INSTRUCTIONS TO FOLLOW: The data below should be printed in full, exactly, and without any of its images.

SOURCE DATA:
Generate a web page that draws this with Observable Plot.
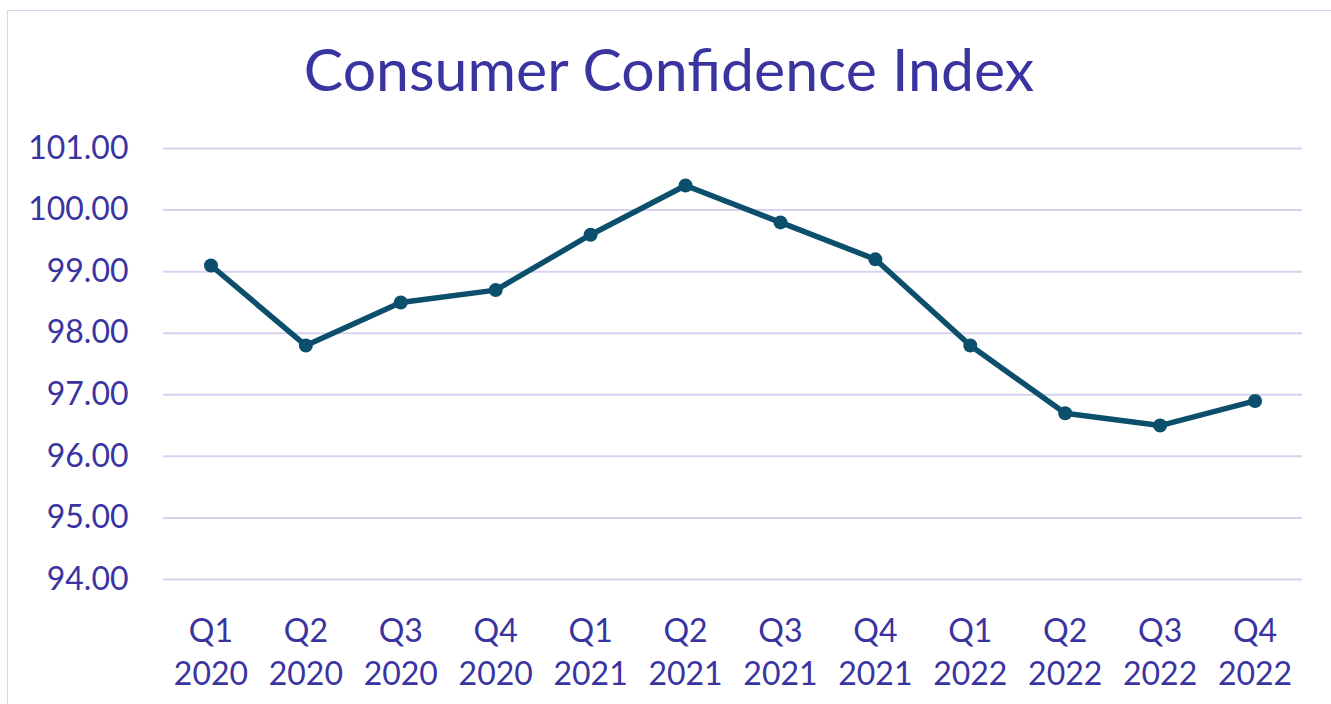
<!DOCTYPE html>
<html>
<head>
<meta charset="utf-8">
<script src="https://cdn.jsdelivr.net/npm/d3@7"></script>
<script src="https://cdn.jsdelivr.net/npm/@observablehq/plot@0.6"></script>
<style>
  html, body { margin: 0; padding: 0; background: #fff; }
  body { width: 1331px; height: 704px; position: relative; overflow: hidden; font-family: Lato, "Open Sans", sans-serif; }
  #frame { position: absolute; left: 7px; top: 10px; width: 1340px; height: 720px; border: 1px solid #d6d3f0; box-sizing: border-box; }
  #title { position: absolute; left: 0; top: 39px; width: 1338px; text-align: center; font-size: 59px; color: #3a34a0; line-height: 1; }
  #chart { position: absolute; left: 0; top: 110px; }
</style>
</head>
<body>
<div id="frame"></div>
<div id="title">Consumer Confidence Index</div>
<div id="chart"></div>
<script>
const quarters = ["Q1", "Q2", "Q3", "Q4", "Q1", "Q2", "Q3", "Q4", "Q1", "Q2", "Q3", "Q4"];
const years = ["2020", "2020", "2020", "2020", "2021", "2021", "2021", "2021", "2022", "2022", "2022", "2022"];
const values = [99.1, 97.8, 98.5, 98.7, 99.6, 100.4, 99.8, 99.2, 97.8, 96.7, 96.5, 96.9];
const yTicks = [94, 95, 96, 97, 98, 99, 100, 101];

const labels = quarters.map((q, i) => q + "\n" + years[i]);
const data = labels.map((label, i) => ({label, value: values[i]}));

const textColor = "#3a34a0";
const gridColor = "#d6d3f0";
const lineColor = "#0b4f6c";

const chart = Plot.plot({
  width: 1331,
  height: 594,
  marginLeft: 163,
  marginRight: 29,
  marginTop: 38,
  marginBottom: 125,
  style: {fontFamily: "Lato, 'Open Sans', sans-serif", fontSize: "32px", color: textColor, background: "transparent", overflow: "visible"},
  x: {type: "band", domain: labels, padding: 0, round: false},
  y: {domain: [94, 101]},
  marks: [
    Plot.gridY(yTicks, {stroke: gridColor, strokeOpacity: 1, strokeWidth: 2}),
    Plot.axisY(yTicks, {tickSize: 0, tickPadding: 35, tickFormat: d3.format(".2f"), fill: textColor, fontSize: 32, label: null}),
    Plot.axisX({tickSize: 0, tickPadding: 32, fill: textColor, fontSize: 32, lineHeight: 1.34, label: null}),
    Plot.line(data, {x: "label", y: "value", stroke: lineColor, strokeWidth: 5.5, strokeLinejoin: "round"}),
    Plot.dot(data, {x: "label", y: "value", r: 7, fill: lineColor, stroke: "none"})
  ]
});
document.getElementById("chart").appendChild(chart);
</script>
</body>
</html>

REPLY TO THE TASK:
Generate a web page that draws this with Observable Plot.
<!DOCTYPE html>
<html>
<head>
<meta charset="utf-8">
<script src="https://cdn.jsdelivr.net/npm/d3@7"></script>
<script src="https://cdn.jsdelivr.net/npm/@observablehq/plot@0.6"></script>
<style>
  html, body { margin: 0; padding: 0; background: #fff; }
  body { width: 1331px; height: 704px; position: relative; overflow: hidden; font-family: Lato, "Open Sans", sans-serif; }
  #frame { position: absolute; left: 7px; top: 10px; width: 1340px; height: 720px; border: 1px solid #d6d3f0; box-sizing: border-box; }
  #title { position: absolute; left: 0; top: 39px; width: 1338px; text-align: center; font-size: 59px; color: #3a34a0; line-height: 1; }
  #chart { position: absolute; left: 0; top: 110px; }
</style>
</head>
<body>
<div id="frame"></div>
<div id="title">Consumer Confidence Index</div>
<div id="chart"></div>
<script>
const quarters = ["Q1", "Q2", "Q3", "Q4", "Q1", "Q2", "Q3", "Q4", "Q1", "Q2", "Q3", "Q4"];
const years = ["2020", "2020", "2020", "2020", "2021", "2021", "2021", "2021", "2022", "2022", "2022", "2022"];
const values = [99.1, 97.8, 98.5, 98.7, 99.6, 100.4, 99.8, 99.2, 97.8, 96.7, 96.5, 96.9];
const yTicks = [94, 95, 96, 97, 98, 99, 100, 101];

const labels = quarters.map((q, i) => q + "\n" + years[i]);
const data = labels.map((label, i) => ({label, value: values[i]}));

const textColor = "#3a34a0";
const gridColor = "#d6d3f0";
const lineColor = "#0b4f6c";

const chart = Plot.plot({
  width: 1331,
  height: 594,
  marginLeft: 163,
  marginRight: 29,
  marginTop: 38,
  marginBottom: 125,
  style: {fontFamily: "Lato, 'Open Sans', sans-serif", fontSize: "32px", color: textColor, background: "transparent", overflow: "visible"},
  x: {type: "band", domain: labels, padding: 0, round: false},
  y: {domain: [94, 101]},
  marks: [
    Plot.gridY(yTicks, {stroke: gridColor, strokeOpacity: 1, strokeWidth: 2}),
    Plot.axisY(yTicks, {tickSize: 0, tickPadding: 35, tickFormat: d3.format(".2f"), fill: textColor, fontSize: 32, label: null}),
    Plot.axisX({tickSize: 0, tickPadding: 32, fill: textColor, fontSize: 32, lineHeight: 1.34, label: null}),
    Plot.line(data, {x: "label", y: "value", stroke: lineColor, strokeWidth: 5.5, strokeLinejoin: "round"}),
    Plot.dot(data, {x: "label", y: "value", r: 7, fill: lineColor, stroke: "none"})
  ]
});
document.getElementById("chart").appendChild(chart);
</script>
</body>
</html>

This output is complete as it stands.